**What needs to be done:**
Make an exact copy of all the material below, apart from the pictures.

┏━━

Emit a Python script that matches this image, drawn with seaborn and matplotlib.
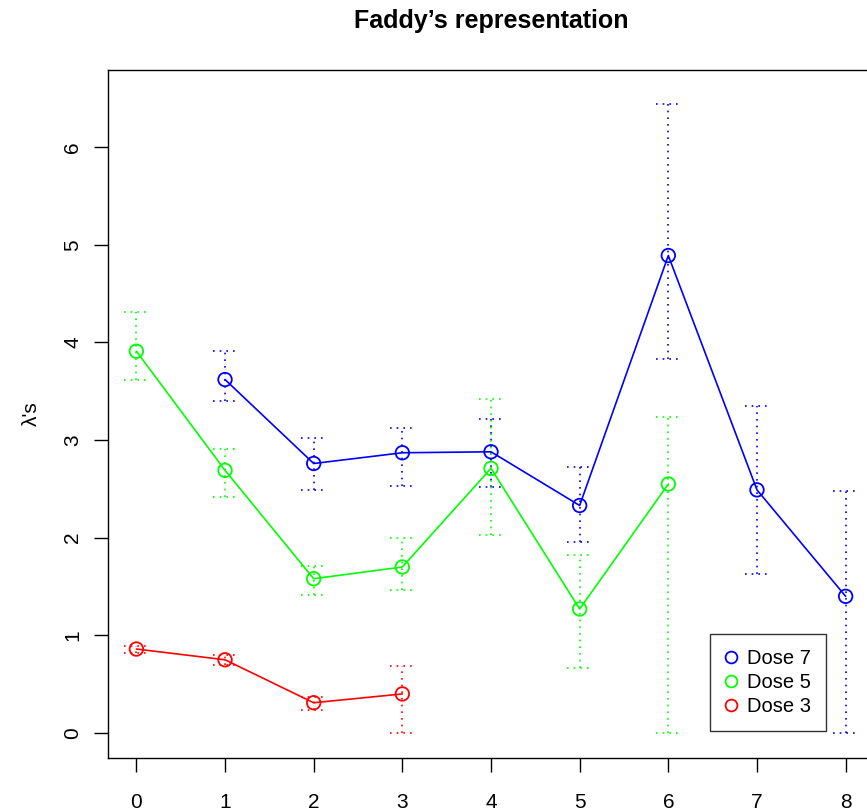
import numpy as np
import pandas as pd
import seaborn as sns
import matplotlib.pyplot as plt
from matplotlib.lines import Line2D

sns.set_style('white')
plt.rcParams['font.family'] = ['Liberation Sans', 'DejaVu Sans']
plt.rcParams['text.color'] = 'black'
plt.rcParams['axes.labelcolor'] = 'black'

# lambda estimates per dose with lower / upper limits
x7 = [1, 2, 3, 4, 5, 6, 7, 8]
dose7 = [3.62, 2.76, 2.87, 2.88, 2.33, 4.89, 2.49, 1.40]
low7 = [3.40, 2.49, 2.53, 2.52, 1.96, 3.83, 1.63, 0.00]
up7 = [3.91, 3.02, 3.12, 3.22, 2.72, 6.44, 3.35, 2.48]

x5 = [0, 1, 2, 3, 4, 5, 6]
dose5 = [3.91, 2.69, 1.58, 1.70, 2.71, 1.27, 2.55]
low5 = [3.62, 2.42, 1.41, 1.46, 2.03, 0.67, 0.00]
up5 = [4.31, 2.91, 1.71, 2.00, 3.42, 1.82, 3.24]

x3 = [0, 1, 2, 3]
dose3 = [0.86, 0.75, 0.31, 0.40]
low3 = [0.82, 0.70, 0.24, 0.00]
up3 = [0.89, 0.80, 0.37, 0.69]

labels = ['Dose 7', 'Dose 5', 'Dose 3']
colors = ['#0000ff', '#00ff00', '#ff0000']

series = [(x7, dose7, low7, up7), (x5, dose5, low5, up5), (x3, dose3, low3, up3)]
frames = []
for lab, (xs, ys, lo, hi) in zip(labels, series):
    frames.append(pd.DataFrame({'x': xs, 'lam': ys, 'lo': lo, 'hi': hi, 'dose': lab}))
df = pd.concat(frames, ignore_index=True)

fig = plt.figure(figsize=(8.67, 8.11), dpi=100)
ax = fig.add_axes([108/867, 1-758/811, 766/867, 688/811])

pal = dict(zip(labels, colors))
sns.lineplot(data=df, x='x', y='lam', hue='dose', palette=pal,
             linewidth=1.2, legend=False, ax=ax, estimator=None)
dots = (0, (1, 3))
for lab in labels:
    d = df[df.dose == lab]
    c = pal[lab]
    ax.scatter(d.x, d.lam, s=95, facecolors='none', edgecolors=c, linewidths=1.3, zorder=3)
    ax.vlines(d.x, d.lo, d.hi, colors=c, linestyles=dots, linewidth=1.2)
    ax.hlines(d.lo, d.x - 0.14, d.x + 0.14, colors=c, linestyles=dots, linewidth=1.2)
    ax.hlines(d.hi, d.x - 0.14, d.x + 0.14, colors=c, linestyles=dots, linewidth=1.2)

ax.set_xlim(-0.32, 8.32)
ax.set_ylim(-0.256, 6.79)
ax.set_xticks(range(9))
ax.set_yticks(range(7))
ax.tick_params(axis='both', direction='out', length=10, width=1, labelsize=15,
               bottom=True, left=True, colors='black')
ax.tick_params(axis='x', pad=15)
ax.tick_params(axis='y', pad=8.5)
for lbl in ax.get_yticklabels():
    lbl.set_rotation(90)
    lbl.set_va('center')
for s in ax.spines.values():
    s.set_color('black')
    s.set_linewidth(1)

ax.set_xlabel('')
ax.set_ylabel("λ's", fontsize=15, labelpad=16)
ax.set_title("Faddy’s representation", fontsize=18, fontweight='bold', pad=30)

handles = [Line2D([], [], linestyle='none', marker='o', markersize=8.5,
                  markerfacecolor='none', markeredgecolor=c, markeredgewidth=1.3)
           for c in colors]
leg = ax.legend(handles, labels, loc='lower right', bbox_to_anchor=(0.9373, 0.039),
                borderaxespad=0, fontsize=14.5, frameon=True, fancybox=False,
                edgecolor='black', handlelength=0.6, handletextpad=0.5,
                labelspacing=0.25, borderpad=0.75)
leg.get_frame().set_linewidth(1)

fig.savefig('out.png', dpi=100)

┗━━

**Worked solution:**
Emit a Python script that matches this image, drawn with seaborn and matplotlib.
import numpy as np
import pandas as pd
import seaborn as sns
import matplotlib.pyplot as plt
from matplotlib.lines import Line2D

sns.set_style('white')
plt.rcParams['font.family'] = ['Liberation Sans', 'DejaVu Sans']
plt.rcParams['text.color'] = 'black'
plt.rcParams['axes.labelcolor'] = 'black'

# lambda estimates per dose with lower / upper limits
x7 = [1, 2, 3, 4, 5, 6, 7, 8]
dose7 = [3.62, 2.76, 2.87, 2.88, 2.33, 4.89, 2.49, 1.40]
low7 = [3.40, 2.49, 2.53, 2.52, 1.96, 3.83, 1.63, 0.00]
up7 = [3.91, 3.02, 3.12, 3.22, 2.72, 6.44, 3.35, 2.48]

x5 = [0, 1, 2, 3, 4, 5, 6]
dose5 = [3.91, 2.69, 1.58, 1.70, 2.71, 1.27, 2.55]
low5 = [3.62, 2.42, 1.41, 1.46, 2.03, 0.67, 0.00]
up5 = [4.31, 2.91, 1.71, 2.00, 3.42, 1.82, 3.24]

x3 = [0, 1, 2, 3]
dose3 = [0.86, 0.75, 0.31, 0.40]
low3 = [0.82, 0.70, 0.24, 0.00]
up3 = [0.89, 0.80, 0.37, 0.69]

labels = ['Dose 7', 'Dose 5', 'Dose 3']
colors = ['#0000ff', '#00ff00', '#ff0000']

series = [(x7, dose7, low7, up7), (x5, dose5, low5, up5), (x3, dose3, low3, up3)]
frames = []
for lab, (xs, ys, lo, hi) in zip(labels, series):
    frames.append(pd.DataFrame({'x': xs, 'lam': ys, 'lo': lo, 'hi': hi, 'dose': lab}))
df = pd.concat(frames, ignore_index=True)

fig = plt.figure(figsize=(8.67, 8.11), dpi=100)
ax = fig.add_axes([108/867, 1-758/811, 766/867, 688/811])

pal = dict(zip(labels, colors))
sns.lineplot(data=df, x='x', y='lam', hue='dose', palette=pal,
             linewidth=1.2, legend=False, ax=ax, estimator=None)
dots = (0, (1, 3))
for lab in labels:
    d = df[df.dose == lab]
    c = pal[lab]
    ax.scatter(d.x, d.lam, s=95, facecolors='none', edgecolors=c, linewidths=1.3, zorder=3)
    ax.vlines(d.x, d.lo, d.hi, colors=c, linestyles=dots, linewidth=1.2)
    ax.hlines(d.lo, d.x - 0.14, d.x + 0.14, colors=c, linestyles=dots, linewidth=1.2)
    ax.hlines(d.hi, d.x - 0.14, d.x + 0.14, colors=c, linestyles=dots, linewidth=1.2)

ax.set_xlim(-0.32, 8.32)
ax.set_ylim(-0.256, 6.79)
ax.set_xticks(range(9))
ax.set_yticks(range(7))
ax.tick_params(axis='both', direction='out', length=10, width=1, labelsize=15,
               bottom=True, left=True, colors='black')
ax.tick_params(axis='x', pad=15)
ax.tick_params(axis='y', pad=8.5)
for lbl in ax.get_yticklabels():
    lbl.set_rotation(90)
    lbl.set_va('center')
for s in ax.spines.values():
    s.set_color('black')
    s.set_linewidth(1)

ax.set_xlabel('')
ax.set_ylabel("λ's", fontsize=15, labelpad=16)
ax.set_title("Faddy’s representation", fontsize=18, fontweight='bold', pad=30)

handles = [Line2D([], [], linestyle='none', marker='o', markersize=8.5,
                  markerfacecolor='none', markeredgecolor=c, markeredgewidth=1.3)
           for c in colors]
leg = ax.legend(handles, labels, loc='lower right', bbox_to_anchor=(0.9373, 0.039),
                borderaxespad=0, fontsize=14.5, frameon=True, fancybox=False,
                edgecolor='black', handlelength=0.6, handletextpad=0.5,
                labelspacing=0.25, borderpad=0.75)
leg.get_frame().set_linewidth(1)

fig.savefig('out.png', dpi=100)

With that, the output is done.